Write each line of the material exactly as given, from the top through the line that contains "ax.spines[s].set_color('#222222')", and omit all pictures.

Data entries:
[Start]

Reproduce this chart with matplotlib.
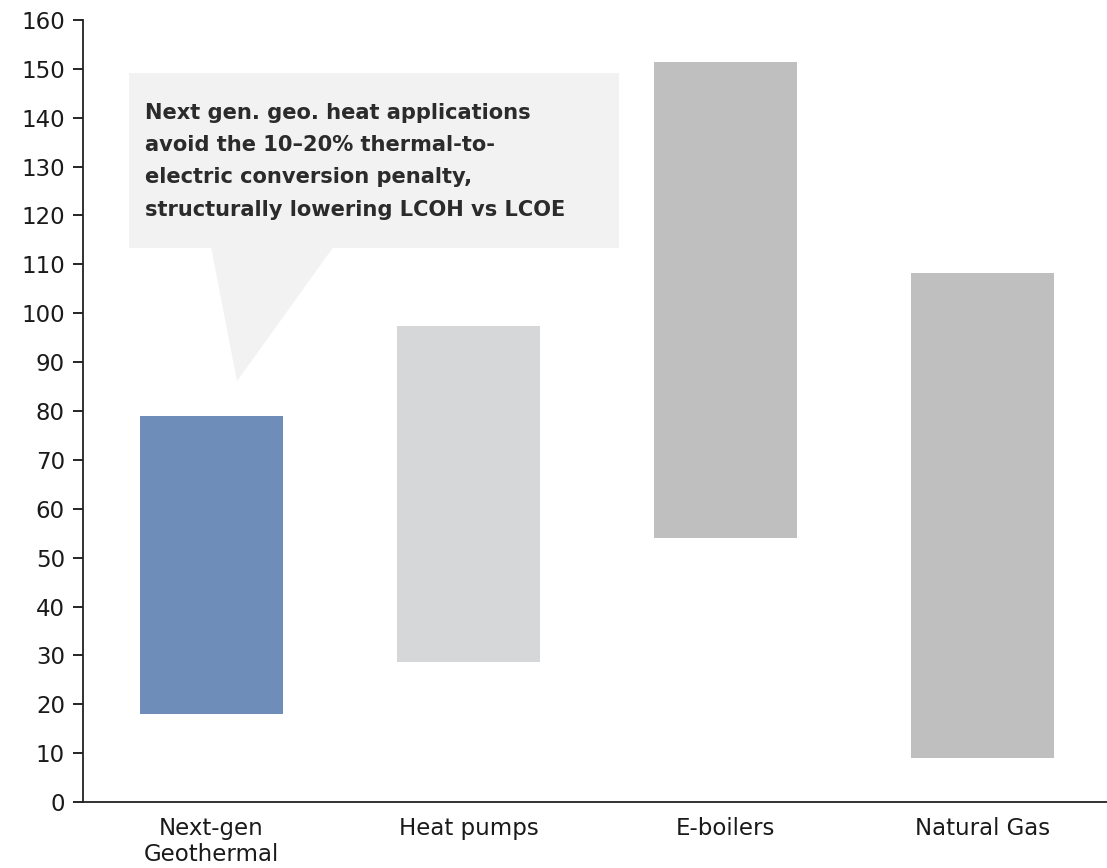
import matplotlib.pyplot as plt
from matplotlib.patches import Polygon, Rectangle

categories = ['Next-gen\nGeothermal', 'Heat pumps', 'E-boilers', 'Natural Gas']
low = [18, 28.7, 54, 9]
high = [79, 97.4, 151.4, 108.2]
colors = ['#6f8db9', '#d6d7d9', '#bfbfbf', '#bfbfbf']
note = ("Next gen. geo. heat applications\n"
        "avoid the 10\u201320% thermal-to-\n"
        "electric conversion penalty,\n"
        "structurally lowering LCOH vs LCOE")

plt.rcParams['font.family'] = 'DejaVu Sans'

fig = plt.figure(figsize=(11.07, 8.68), dpi=100)
ax = fig.add_axes([0.075, 0.076, 0.929, 0.901])

x = range(len(categories))
heights = [h - l for h, l in zip(high, low)]
ax.bar(x, heights, bottom=low, width=0.556, color=colors, edgecolor='none', zorder=2)

ax.set_xlim(-0.5, 3.5)
ax.set_ylim(0, 160)
ax.set_yticks(range(0, 161, 10))
ax.set_xticks(list(x))
ax.set_xticklabels(categories, fontsize=16.5, color='#1a1a1a', linespacing=1.15)
ax.tick_params(axis='y', labelsize=16.5, labelcolor='#1a1a1a', length=7, width=1.2, pad=6)
ax.tick_params(axis='x', length=0, pad=11)
for s in ['top', 'right']:
    ax.spines[s].set_visible(False)
for s in ['left', 'bottom']:
    ax.spines[s].set_linewidth(1.3)
    ax.spines[s].set_color('#222222')

# callout box with pointer towards the geothermal bar
box = Rectangle((-0.321, 113.3), 1.907, 35.9, facecolor='#f2f2f2', edgecolor='none', zorder=3)
ax.add_patch(box)
tail = Polygon([(-0.002, 113.5), (0.473, 113.5), (0.099, 86.1)], closed=True,
               facecolor='#f2f2f2', edgecolor='none', zorder=3)
ax.add_patch(tail)
ax.text(-0.26, 143.0, note, fontsize=15.1, fontweight='bold', color='#2b2b2b',
        va='top', ha='left', linespacing=1.76, zorder=4)

fig.savefig('out.png', dpi=100)
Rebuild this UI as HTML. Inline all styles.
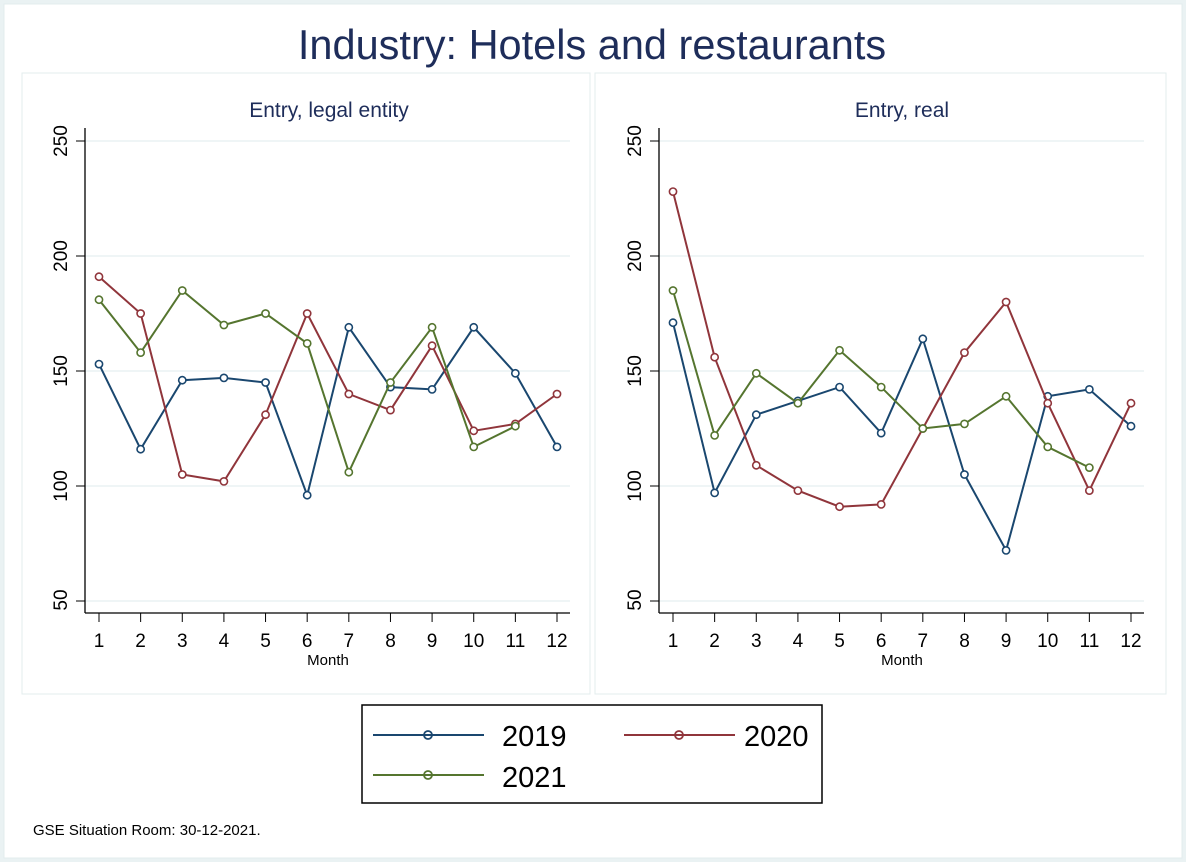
<!DOCTYPE html>
<html><head><meta charset="utf-8"><style>
html,body{margin:0;padding:0;background:#eaf2f3;}
svg{display:block;font-family:"Liberation Sans",sans-serif;}
</style></head><body>
<svg id="s" width="1186" height="862" viewBox="0 0 1186 862">
<rect x="0" y="0" width="1186" height="862" fill="#eaf2f3"/>
<rect x="4" y="4" width="1178" height="854" fill="#fff" stroke="#e3ecee"/>
<text x="592" y="59" text-anchor="middle" font-size="41.5" fill="#1e2d5a">Industry: Hotels and restaurants</text>
<rect x="22" y="73" width="568" height="621" fill="#fff" stroke="#e3ecee"/>
<rect x="595" y="73" width="571" height="621" fill="#fff" stroke="#e3ecee"/>
<text x="329" y="117" text-anchor="middle" font-size="21" fill="#1e2d5a">Entry, legal entity</text>
<text x="902" y="117" text-anchor="middle" font-size="21" fill="#1e2d5a">Entry, real</text>
<g id="axes"></g>
<g id="series"></g>
<rect x="362" y="705" width="460" height="98" fill="#fff" stroke="#000" stroke-width="1.5"/>
<line x1="373" y1="735" x2="484" y2="735" stroke="#1a476f" stroke-width="2"/><circle cx="428" cy="735" r="4" fill="none" stroke="#1a476f" stroke-width="1.8"/>
<text x="502" y="746" font-size="29">2019</text>
<line x1="624" y1="735" x2="735" y2="735" stroke="#90353b" stroke-width="2"/><circle cx="679" cy="735" r="4" fill="none" stroke="#90353b" stroke-width="1.8"/>
<text x="744" y="746" font-size="29">2020</text>
<line x1="373" y1="775" x2="484" y2="775" stroke="#55752f" stroke-width="2"/><circle cx="428" cy="775" r="4" fill="none" stroke="#55752f" stroke-width="1.8"/>
<text x="502" y="787" font-size="29">2021</text>
<text x="33" y="835" font-size="15">GSE Situation Room: 30-12-2021.</text>
<g font-size="19" text-anchor="middle">
<text x="60" y="600" transform="rotate(-90 60 600)" dy="7">50</text>
<text x="60" y="486" transform="rotate(-90 60 486)" dy="7">100</text>
<text x="60" y="371" transform="rotate(-90 60 371)" dy="7">150</text>
<text x="60" y="256" transform="rotate(-90 60 256)" dy="7">200</text>
<text x="60" y="141" transform="rotate(-90 60 141)" dy="7">250</text>
<text x="634" y="600" transform="rotate(-90 634 600)" dy="7">50</text>
<text x="634" y="486" transform="rotate(-90 634 486)" dy="7">100</text>
<text x="634" y="371" transform="rotate(-90 634 371)" dy="7">150</text>
<text x="634" y="256" transform="rotate(-90 634 256)" dy="7">200</text>
<text x="634" y="141" transform="rotate(-90 634 141)" dy="7">250</text>
</g>
<g font-size="19" text-anchor="middle" id="xl">
<text x="99.0" y="647">1</text><text x="140.6" y="647">2</text><text x="182.3" y="647">3</text><text x="223.9" y="647">4</text><text x="265.5" y="647">5</text><text x="307.2" y="647">6</text><text x="348.8" y="647">7</text><text x="390.5" y="647">8</text><text x="432.1" y="647">9</text><text x="473.7" y="647">10</text><text x="515.4" y="647">11</text><text x="557.0" y="647">12</text>
<text x="673.0" y="647">1</text><text x="714.6" y="647">2</text><text x="756.3" y="647">3</text><text x="797.9" y="647">4</text><text x="839.5" y="647">5</text><text x="881.2" y="647">6</text><text x="922.8" y="647">7</text><text x="964.5" y="647">8</text><text x="1006.1" y="647">9</text><text x="1047.7" y="647">10</text><text x="1089.4" y="647">11</text><text x="1131.0" y="647">12</text>
</g>
<text x="328" y="665" font-size="15" text-anchor="middle">Month</text>
<text x="902" y="665" font-size="15" text-anchor="middle">Month</text>
</svg>
<script>
const NS="http://www.w3.org/2000/svg";
function el(p,t,a){const e=document.createElementNS(NS,t);for(const k in a)e.setAttribute(k,a[k]);p.appendChild(e);return e;}
const ax=document.getElementById('axes'),se=document.getElementById('series');
const Y=v=>141+(250-v)*2.3;
const panels=[{x0:85,x1:570,m1:99},{x0:659,x1:1144,m1:673}];
const step=458/11;
panels.forEach(p=>{
 [50,100,150,200,250].forEach(v=>{el(ax,'line',{x1:p.x0,x2:p.x1,y1:Y(v),y2:Y(v),stroke:'#eaf2f3','stroke-width':1.5});
  el(ax,'line',{x1:p.x0-9,x2:p.x0,y1:Y(v),y2:Y(v),stroke:'#000','stroke-width':1});});
 el(ax,'line',{x1:p.x0,x2:p.x0,y1:128,y2:613,stroke:'#000','stroke-width':1.3});
 el(ax,'line',{x1:p.x0,x2:p.x1,y1:613,y2:613,stroke:'#000','stroke-width':1.3});
 for(let i=0;i<12;i++){const x=p.m1+i*step;el(ax,'line',{x1:x,x2:x,y1:613,y2:622,stroke:'#000','stroke-width':1});}
});
const data=[
 [0,'#1a476f',[153,116,146,147,145,96,169,143,142,169,149,117]],
 [0,'#90353b',[191,175,105,102,131,175,140,133,161,124,127,140]],
 [0,'#55752f',[181,158,185,170,175,162,106,145,169,117,126]],
 [1,'#1a476f',[171,97,131,137,143,123,164,105,72,139,142,126]],
 [1,'#90353b',[228,156,109,98,91,92,125,158,180,136,98,136]],
 [1,'#55752f',[185,122,149,136,159,143,125,127,139,117,108]]];
data.forEach(([pi,c,vals])=>{
 const p=panels[pi];
 const pts=vals.map((v,i)=>[p.m1+i*step,Y(v)]);
 el(se,'polyline',{points:pts.map(q=>q.join(',')).join(' '),fill:'none',stroke:c,'stroke-width':2});
 pts.forEach(q=>el(se,'circle',{cx:q[0],cy:q[1],r:3.6,fill:'#fff',stroke:c,'stroke-width':1.6}));
});
</script>
</body></html>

[End]

Exercise answer:
Reproduce this chart with matplotlib.
import matplotlib.pyplot as plt
from matplotlib.patches import Polygon, Rectangle

categories = ['Next-gen\nGeothermal', 'Heat pumps', 'E-boilers', 'Natural Gas']
low = [18, 28.7, 54, 9]
high = [79, 97.4, 151.4, 108.2]
colors = ['#6f8db9', '#d6d7d9', '#bfbfbf', '#bfbfbf']
note = ("Next gen. geo. heat applications\n"
        "avoid the 10\u201320% thermal-to-\n"
        "electric conversion penalty,\n"
        "structurally lowering LCOH vs LCOE")

plt.rcParams['font.family'] = 'DejaVu Sans'

fig = plt.figure(figsize=(11.07, 8.68), dpi=100)
ax = fig.add_axes([0.075, 0.076, 0.929, 0.901])

x = range(len(categories))
heights = [h - l for h, l in zip(high, low)]
ax.bar(x, heights, bottom=low, width=0.556, color=colors, edgecolor='none', zorder=2)

ax.set_xlim(-0.5, 3.5)
ax.set_ylim(0, 160)
ax.set_yticks(range(0, 161, 10))
ax.set_xticks(list(x))
ax.set_xticklabels(categories, fontsize=16.5, color='#1a1a1a', linespacing=1.15)
ax.tick_params(axis='y', labelsize=16.5, labelcolor='#1a1a1a', length=7, width=1.2, pad=6)
ax.tick_params(axis='x', length=0, pad=11)
for s in ['top', 'right']:
    ax.spines[s].set_visible(False)
for s in ['left', 'bottom']:
    ax.spines[s].set_linewidth(1.3)
    ax.spines[s].set_color('#222222')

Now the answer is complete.